Part 32: Assignment #13: Three Kingdoms Tokens

Three Kingdoms Tokens



They used to say TV was “Life with the boring parts cut out,” and I guess this also applies to amusement parks! Honestly, I shouldn't really be surprised that there is a Three Kingdoms Land here... If Disney World can have areas themed after parts of the American past, it only makes sense for China to do the same.
Anyway, let's see the spec.








Seems pretty straightforward, though (even with I/O expanders) this is definitely a 2+ MC job - ringing the bell and giving change should probably be done by separate MCs, just because it'll be a complete pain to coordinate otherwise. It's also worth noting that when giving change, all 5-銖 coins have to be given before all 1-銖 coins.

In the same vein, the first MC has to be the one accepting input.
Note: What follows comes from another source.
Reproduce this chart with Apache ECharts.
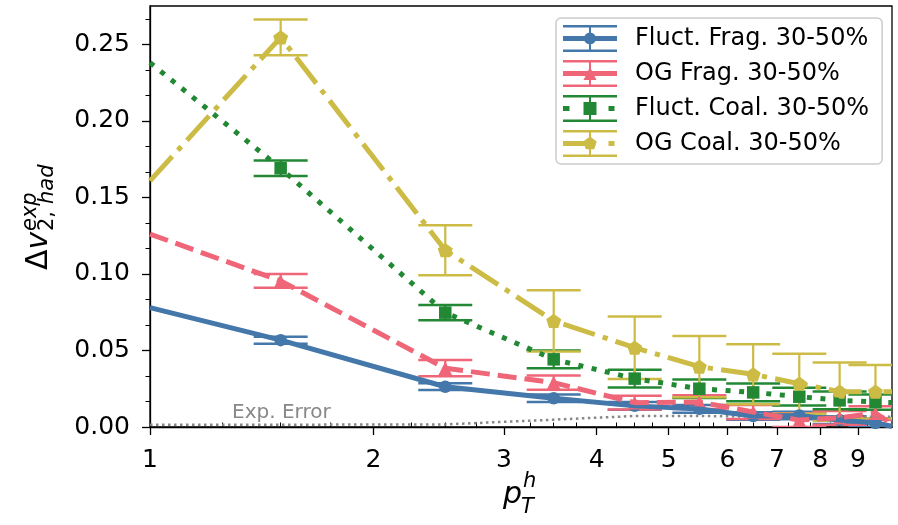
<!DOCTYPE html>
<html>
<head>
<meta charset="utf-8">
<title>dv2 had</title>
<script src="https://cdn.jsdelivr.net/npm/echarts@6.0.0/dist/echarts.min.js"></script>
<style>
  html, body { margin: 0; padding: 0; background: #fff; }
  #chart { width: 898px; height: 525px; }
</style>
</head>
<body>
<div id="chart"></div>
<script>
// bin centres (p_T^h) and where the curves enter / leave the frame
const xCenters = [1.5, 2.5, 3.5, 4.5, 5.5, 6.5, 7.5, 8.5, 9.5];
const edgeX = [1, 10];

const fluctFragY = [0.0567, 0.0263, 0.0188, 0.0138, 0.0118, 0.0072, 0.0075, 0.0045, 0.0026];
const fluctFragErr = [0.0023, 0.0022, 0.0025, 0.0025, 0.0025, 0.0025, 0.0025, 0.0025, 0.0025];
const fluctFragEdge = [0.078, 0.0005];

const ogFragY = [0.0954, 0.0384, 0.029, 0.0159, 0.0163, 0.0098, 0.0045, 0.006, 0.009];
const ogFragErr = [0.0045, 0.0053, 0.0047, 0.0045, 0.0045, 0.0045, 0.0045, 0.0045, 0.0045];
const ogFragEdge = [0.126, 0.002];

const fluctCoalY = [0.169, 0.0747, 0.0442, 0.0316, 0.025, 0.0226, 0.0198, 0.0174, 0.0163];
const fluctCoalErr = [0.005, 0.005, 0.0058, 0.0058, 0.006, 0.0058, 0.0058, 0.0058, 0.005];
const fluctCoalEdge = [0.238, 0.016];

const ogCoalY = [0.2545, 0.1155, 0.0693, 0.0518, 0.0394, 0.0344, 0.0283, 0.0231, 0.0231];
const ogCoalErr = [0.0117, 0.0163, 0.02, 0.0204, 0.02, 0.0196, 0.0196, 0.019, 0.0174];
const ogCoalEdge = [0.1608, 0.023];

const expErrX = [1, 1.5, 2.5, 3.5, 4.5, 5.5, 6.5, 7.5, 8.5, 9.5, 10];
const expErrY = [0.0015, 0.0015, 0.0017, 0.0048, 0.0072, 0.0072, 0.0068, 0.0067, 0.0067, 0.0067, 0.0067];

const xMajorTicks = [1, 2, 3, 4, 5, 6, 7, 8, 9];
const xMinorTicks = [1.25, 1.5, 1.75, 2.25, 2.5, 2.75, 3.25, 3.5, 3.75, 4.25, 4.5, 4.75,
  5.25, 5.5, 5.75, 6.25, 6.5, 6.75, 7.25, 7.5, 7.75, 8.25, 8.5, 8.75, 9.25, 9.5, 9.75];
const yMajorTicks = [0, 0.05, 0.1, 0.15, 0.2, 0.25];
const yMinorTicks = [0.05 / 3, 0.1 / 3, 0.2 / 3, 0.25 / 3, 0.35 / 3, 0.4 / 3, 0.5 / 3, 0.55 / 3,
  0.65 / 3, 0.7 / 3, 0.8 / 3];

const FONT = 'DejaVu Sans';

const seriesDefs = [
  { name: 'Fluct. Frag. 30-50%', color: '#4477AA', y: fluctFragY, err: fluctFragErr, edge: fluctFragEdge,
    dash: 'solid', symbol: 'circle', size: 12.5 },
  { name: 'OG Frag. 30-50%', color: '#EE6677', y: ogFragY, err: ogFragErr, edge: ogFragEdge,
    dash: [19, 8], symbol: 'triangle', size: 13.5 },
  { name: 'Fluct. Coal. 30-50%', color: '#228833', y: fluctCoalY, err: fluctCoalErr, edge: fluctCoalEdge,
    dash: [5, 8.6], symbol: 'rect', size: 12.5 },
  { name: 'OG Coal. 30-50%', color: '#CCBB44', y: ogCoalY, err: ogCoalErr, edge: ogCoalEdge,
    dash: [33, 8.3, 5.2, 8.3], symbol: 'path://M0 -1L0.951 -0.309L0.588 0.809L-0.588 0.809L-0.951 -0.309Z', size: 15 },
];

// legend handle pieces (54 x 27 box)
function rect(x0, y0, x1, y1) {
  return 'M' + x0 + ' ' + y0 + 'L' + x1 + ' ' + y0 + 'L' + x1 + ' ' + y1 + 'L' + x0 + ' ' + y1 + 'Z';
}
const errBarPath = rect(0, 0, 54, 2.5) + rect(0, 24.5, 54, 27) + rect(26, 0, 28, 27);
const legendIcons = [
  'path://' + errBarPath + rect(0, 11, 54, 16) + 'M21 13.5A6 6 0 1 1 33 13.5A6 6 0 1 1 21 13.5Z',
  'path://' + errBarPath + rect(0, 11, 54, 16) + 'M27 7L33.5 20L20.5 20Z',
  'path://' + errBarPath + rect(0, 11, 6.5, 16) + rect(45.5, 11, 51.5, 16) + rect(20.5, 7, 33.5, 20),
  'path://' + errBarPath + rect(0, 11, 32.5, 16) + rect(45.5, 11, 51.5, 16) +
    'M27 6.5L33.7 11.4L31.2 19.3L22.8 19.3L20.3 11.4Z',
];

function curveData(def) {
  const pts = [[edgeX[0], def.edge[0]]];
  xCenters.forEach((x, i) => pts.push([x, def.y[i]]));
  pts.push([edgeX[1], def.edge[1]]);
  return pts;
}

function renderErrBar(color) {
  return function (params, api) {
    const x = api.value(0);
    const y = api.value(1);
    const e = api.value(2);
    const lo = api.coord([x, y - e]);
    const hi = api.coord([x, y + e]);
    const style = { stroke: color, lineWidth: 2.5 };
    return {
      type: 'group',
      children: [
        { type: 'line', shape: { x1: lo[0], y1: lo[1], x2: hi[0], y2: hi[1] }, style: { stroke: color, lineWidth: 2.2 } },
        { type: 'line', shape: { x1: lo[0] - 27, y1: lo[1], x2: lo[0] + 27, y2: lo[1] }, style: style },
        { type: 'line', shape: { x1: hi[0] - 27, y1: hi[1], x2: hi[0] + 27, y2: hi[1] }, style: style },
      ],
    };
  };
}

const series = [{
  name: 'Exp. Error',
  type: 'line',
  data: expErrX.map((x, i) => [x, expErrY[i]]),
  showSymbol: false,
  lineStyle: { color: '#888888', width: 2.5, type: [2.5, 3.5] },
  silent: true,
}];

seriesDefs.forEach(def => {
  series.push({
    name: def.name + ' curve',
    type: 'line',
    data: curveData(def),
    showSymbol: false,
    clip: true,
    lineStyle: { color: def.color, width: 5, type: def.dash },
  });
  series.push({
    name: def.name + ' err',
    type: 'custom',
    clip: true,
    renderItem: renderErrBar(def.color),
    encode: { x: 0, y: 1 },
    data: xCenters.map((x, i) => [x, def.y[i], def.err[i]]),
  });
  series.push({
    name: def.name,
    type: 'scatter',
    symbol: def.symbol,
    symbolSize: def.size,
    symbolKeepAspect: true,
    itemStyle: { color: def.color, opacity: 1 },
    data: xCenters.map((x, i) => [x, def.y[i]]),
  });
});

const chart = echarts.init(document.getElementById('chart'));
chart.setOption({
  animation: false,
  backgroundColor: '#fff',
  grid: {
    left: 150, right: 6, top: 6, bottom: 98,
    show: true, borderColor: '#000', borderWidth: 1.3, backgroundColor: 'transparent',
  },
  legend: {
    orient: 'vertical',
    left: 556,
    top: 18,
    padding: [7, 13, 7, 7],
    itemWidth: 54,
    itemHeight: 27,
    itemGap: 8,
    backgroundColor: 'rgba(255,255,255,0.8)',
    borderColor: '#cccccc',
    borderWidth: 1.5,
    borderRadius: 5,
    selectedMode: false,
    textStyle: { fontFamily: FONT, fontSize: 24, color: '#000', padding: [0, 0, 0, 13] },
    data: seriesDefs.map((def, i) => ({
      name: def.name,
      icon: legendIcons[i],
      itemStyle: { color: def.color, borderWidth: 0 },
    })),
  },
  xAxis: [{
    type: 'log',
    logBase: 10,
    min: 1,
    max: 10,
    axisLine: { lineStyle: { color: '#000', width: 1.3 } },
    axisTick: { customValues: xMajorTicks, length: 8, lineStyle: { color: '#000', width: 1.3 } },
    axisLabel: { customValues: xMajorTicks, margin: 21, fontFamily: FONT, fontSize: 25, color: '#000' },
    splitLine: { show: false },
  }, {
    type: 'log',
    logBase: 10,
    min: 1,
    max: 10,
    axisLine: { show: false },
    axisTick: { customValues: xMinorTicks, length: 4.5, lineStyle: { color: '#000', width: 1 } },
    axisLabel: { show: false },
    splitLine: { show: false },
  }],
  yAxis: [{
    type: 'value',
    min: 0,
    max: 0.275,
    axisLine: { show: true, lineStyle: { color: '#000', width: 1.3 } },
    axisTick: { show: true, customValues: yMajorTicks, length: 8, lineStyle: { color: '#000', width: 1.3 } },
    axisLabel: {
      customValues: yMajorTicks, margin: 20, fontFamily: FONT, fontSize: 25, color: '#000',
      formatter: v => v.toFixed(2),
    },
    splitLine: { show: false },
  }, {
    type: 'value',
    position: 'left',
    min: 0,
    max: 0.275,
    axisLine: { show: false },
    axisTick: { show: true, customValues: yMinorTicks, length: 4.5, lineStyle: { color: '#000', width: 1 } },
    axisLabel: { show: false },
    splitLine: { show: false },
  }],
  graphic: [
    {
      type: 'text', left: 232, top: 403, silent: true,
      style: { text: 'Exp. Error', fill: '#888888', font: '20px "DejaVu Sans"' },
    },
    {
      // y axis title, written horizontally then turned
      type: 'group', x: 48, y: 270, rotation: Math.PI / 2, silent: true,
      children: [
        { type: 'text', x: 0, y: -9, style: { text: 'Δ', font: '30px "DejaVu Sans"', fill: '#000', verticalAlign: 'middle' } },
        { type: 'text', x: 20.5, y: -9, style: { text: 'v', font: 'italic 30px "DejaVu Sans"', fill: '#000', verticalAlign: 'middle' } },
        { type: 'text', x: 39, y: -17, style: { text: 'exp', font: 'italic 21px "DejaVu Sans"', fill: '#000', verticalAlign: 'middle' } },
        { type: 'text', x: 39, y: 0, style: { text: '2, ', font: '21px "DejaVu Sans"', fill: '#000', verticalAlign: 'middle' } },
        { type: 'text', x: 66, y: 0, style: { text: 'had', font: 'italic 21px "DejaVu Sans"', fill: '#000', verticalAlign: 'middle' } },
      ],
    },
    {
      type: 'group', x: 503, y: 504, silent: true,
      children: [
        { type: 'text', x: 0, y: -9, style: { text: 'p', font: 'italic 30px "DejaVu Sans"', fill: '#000', verticalAlign: 'middle' } },
        { type: 'text', x: 20, y: -22, style: { text: 'h', font: 'italic 21px "DejaVu Sans"', fill: '#000', verticalAlign: 'middle' } },
        { type: 'text', x: 18, y: 4, style: { text: 'T', font: 'italic 21px "DejaVu Sans"', fill: '#000', verticalAlign: 'middle' } },
      ],
    },
  ],
  series: series,
});
</script>
</body>
</html>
So...

[ ~ ]





So far so good. The code I've written up to this point adds the inserted coins' value to acc - then tests it against the price. It'll ring the bell and notify the change-giving MC (not yet in) how much change to provide, but that code isn't written yet.

I know what I'm doing next.

[ ~ ~ ]



 

I've added the second MC, though right now it only gives change in 5-銖 coins. The first MC's almost complete, except for the bit where it rings the bell - it subtracts the price from the total inserted and passes that value on to the second MC.

Just a bit more work left on this one!

[ ~ ~ ~ ]



 

Here's the final version. It's ¥11 and uses 326 power per run, on average. It turns out the change-making MC needed 10 lines to make change (once I added the code that gives out 1-銖 coins), and I couldn't get it down to 9, so I had to bump it up to a MC6000.
In addition, the first MC rings the bell.

Honestly, I don't think there's any big optimizations to be made with this design. It seems pretty solid, though it really would have been nice to do it for ¥9 as I'd originally envisioned.



More ancient wisdom: They say he who runs in front of a car gets tired, while he who runs behind gets exhausted.